Harry Styles Makes History as 'Vogue's' First-Ever Solo Male Cover Star, Talks Removing Fashion Barriers

Harry Styles
Tyler Mitchell/Vogue

The singer sports a Gucci gown on the cover

Harry Styles is making history in impressive fashion. The 26-year-old singer covers the December issue of Vogue, making him the first-ever solo male cover star of the fashion magazine. Of greater note than the history-making cover itself is what Styles dons on it, a stunning, lace-adorned Gucci gown.

Dresses, Styles says, have been a favorite of his since childhood when he got in costume for a play.

"As a kid I definitely liked fancy dress," he says. "I was really young, and I wore tights for [the play]. I remember it was crazy to me that I was wearing a pair of tights. And that was maybe where it all kicked off!"

Styles' sister, Gemma Styles, notes that dressing up was a large part of their childhood, much to her brother's satisfaction and her annoyance.

"My mum loved to dress us up. I always hated it, and Harry was always quite into it," she recalls. "She did some really elaborate papier-mâché outfits: She made a giant mug and then painted an atlas on it, and that was Harry being 'The World Cup.'" 

"Harry also had a little dalmatian-dog outfit, a hand-me-down from our closest family friends," she continues. "He would just spend an inordinate amount of time wearing that outfit. But then Mum dressed me up as Cruella de Vil. She was always looking for any opportunity!"

Tyler Mitchell/Vogue

Styles' love for fashion continued into adulthood, with the singer telling the mag, "I like playing dress-up in general." That point of view was developed largely thanks to Styles' friendship and working relationship with his stylist, Harry Lambert.

"He just has fun with clothing, and that’s kind of where I’ve got it from," says explains of the stylist. "He doesn’t take it too seriously, which means I don’t take it too seriously."

Now, Styles firmly believes that "you can never be overdressed." In fact, he says, "there's no such thing."

"The people that I looked up to in music -- Prince and David Bowie and Elvis and Freddie Mercury and Elton John --they’re such showmen. As a kid it was completely mind-blowing," he says. "Now I’ll put on something that feels really flamboyant, and I don’t feel crazy wearing it."

"I think if you get something that you feel amazing in, it’s like a superhero outfit," Styles continues. "Clothes are there to have fun with and experiment with and play with."

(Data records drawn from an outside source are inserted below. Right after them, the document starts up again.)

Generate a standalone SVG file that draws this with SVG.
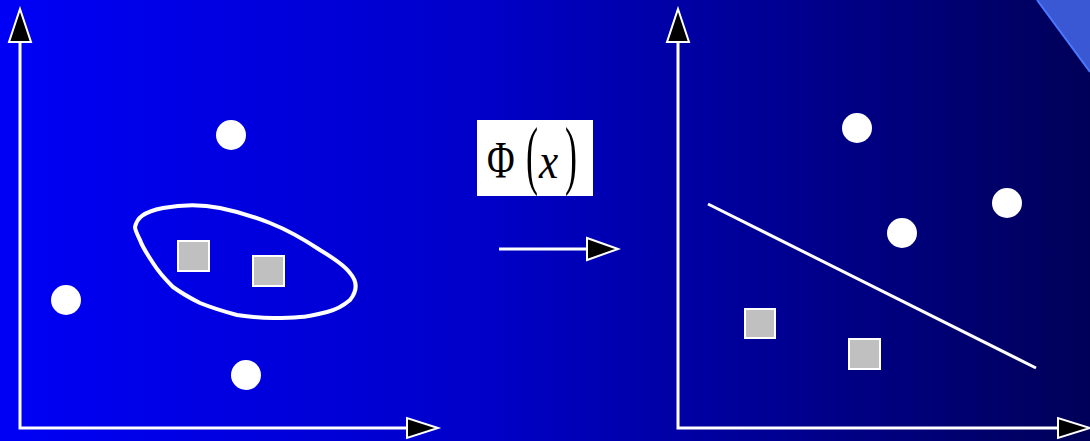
<svg xmlns="http://www.w3.org/2000/svg" width="1090" height="441" viewBox="0 0 1090 441">
<defs>
<linearGradient id="bg" x1="0" y1="0" x2="1" y2="0">
<stop offset="0" stop-color="#0000f6"/>
<stop offset="0.45" stop-color="#0000c8"/>
<stop offset="1" stop-color="#000058"/>
</linearGradient>
<style>
.ax{stroke:#fff;stroke-width:3;fill:none}
.ah{fill:#000;stroke:#fff;stroke-width:2;stroke-linejoin:miter}
.dot{fill:#fff}
.sq{fill:#c0c0c0;stroke:#fff;stroke-width:2}
.ln{stroke:#fff;stroke-width:3;fill:none}
.el{stroke:#fff;stroke-width:4;fill:none}
.m{font-family:"Liberation Serif",serif;fill:#000;font-size:36px}
</style>
</defs>
<rect width="1090" height="441" fill="url(#bg)"/>
<polygon points="1037,0 1090,0 1090,72" fill="#3a58d4"/>
<line x1="1037" y1="0" x2="1090" y2="72" stroke="#4a78ff" stroke-width="2"/>
<g id="connectors">
<g id="left-axes">
<path class="ax" d="M20,40 V428 H408"/>
<polygon class="ah" points="20,9 31,42 9,42"/>
<polygon class="ah" points="438,428 407,418 407,438"/>
</g>
<g id="right-axes">
<path class="ax" d="M678,40 V428 H1058"/>
<polygon class="ah" points="678,9 689,42 667,42"/>
<polygon class="ah" points="1090,428 1058,418 1058,438"/>
</g>
<g id="map-arrow">
<line class="ax" x1="499" y1="249" x2="588" y2="249"/>
<polygon class="ah" points="618,249 587,238 587,260"/>
</g>
<line id="separator" class="ln" x1="708" y1="204" x2="1036" y2="368"/>
</g>
<g id="ellipse">
<path class="el" d="M135,227 C137,218 143,212 163,208 C180,205 200,204 220,208 C240,212 255,217 270,223 C290,231 305,240 320,250 C335,259 345,266 350,273 C357,281 358,290 350,300 C343,306 335,310 327,312 C315,315 305,317 300,317 C290,318 280,318 273,318 C262,318 250,317 237,315 C222,311 210,307 200,303 C188,297 180,292 173,287 C165,279 158,271 153,263 C147,254 142,246 140,240 C137,234 135,230 135,227 Z"/>
</g>
<g id="left-points">
<circle id="c1" class="dot" cx="231" cy="135" r="15"/>
<circle id="c2" class="dot" cx="66" cy="300" r="15"/>
<circle id="c3" class="dot" cx="246" cy="375" r="15"/>
<rect id="s1" class="sq" x="178" y="241" width="31" height="30"/>
<rect id="s2" class="sq" x="253" y="256" width="31" height="30"/>
</g>
<g id="right-points">
<circle id="c4" class="dot" cx="857" cy="128" r="15"/>
<circle id="c5" class="dot" cx="1007" cy="203" r="15"/>
<circle id="c6" class="dot" cx="902" cy="233" r="15"/>
<rect id="s3" class="sq" x="745" y="309" width="30" height="29"/>
<rect id="s4" class="sq" x="849" y="339" width="31" height="30"/>
</g>
<g id="phi-label">
<rect x="477" y="120" width="116" height="76" fill="#fff"/>
<text class="m" transform="translate(487,178) scale(1.05,1.45)">Φ</text>
<text class="m" transform="translate(526,180) scale(1,2.1)">(</text>
<text class="m" font-style="italic" transform="translate(539,178) scale(1.2,1.4)">x</text>
<text class="m" transform="translate(565,180) scale(1,2.1)">)</text>
</g>
</svg>
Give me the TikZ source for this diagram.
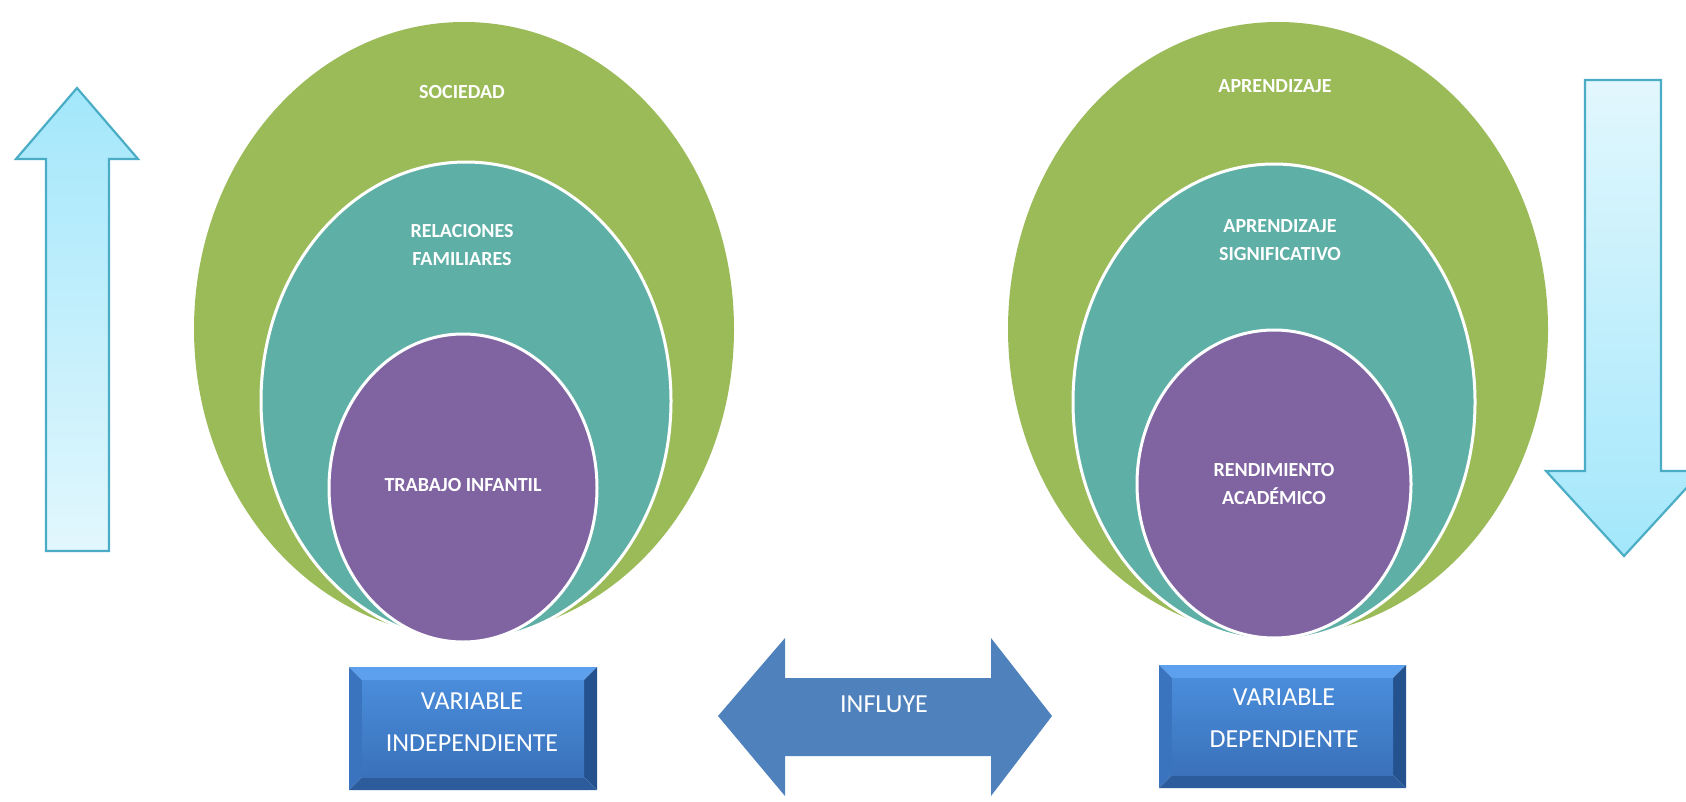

Styles calls the popularity gender-nonconforming style "really exciting," adding that "all of these lines are just kind of crumbling away."

"When you take away 'There’s clothes for men and there’s clothes for women,' once you remove any barriers, obviously you open up the arena in which you can play," he says. "I’ll go in shops sometimes, and I just find myself looking at the women’s clothes thinking they’re amazing."

"It’s like anything -- anytime you’re putting barriers up in your own life, you’re just limiting yourself," Styles adds. "There’s so much joy to be had in playing with clothes. I’ve never really thought too much about what it means -- it just becomes this extended part of creating something."

Tyler Mitchell/Vogue

Styles fashion sense didn't bode well in quarantine, during which he admits he wore "sweatpants constantly." The "Watermelon Sugar" singer spent his time in isolation with two friends, watching movies and cooking.

"[We] would put names in a hat and plan the week out. If you were Monday, you would choose the movie, dinner, and the activity for that day," he explains. "I like to make soups, and there was a big array of movies; we went all over the board [from Goodfellas to Clueless]." 

The time in quarantine taught Styles "what makes me happy now."

"It’s such a good example of living in the moment," he says. "I honestly just like being around my friends. That’s been my biggest takeaway. Just being on my own the whole time, I would have been miserable."

On top of his time in the kitchen and in front of the TV, Styles has been working on self-growth, especially amid the Black Lives Matter movement and ongoing social justice discussions.

"I think it’s a time for opening up and learning and listening. I’ve been trying to read and educate myself so that in 20 years I’m still doing the right things and taking the right steps," he says. "I believe in karma, and I think it’s just a time right now where we could use a little more kindness and empathy and patience with people, be a little more prepared to listen and grow."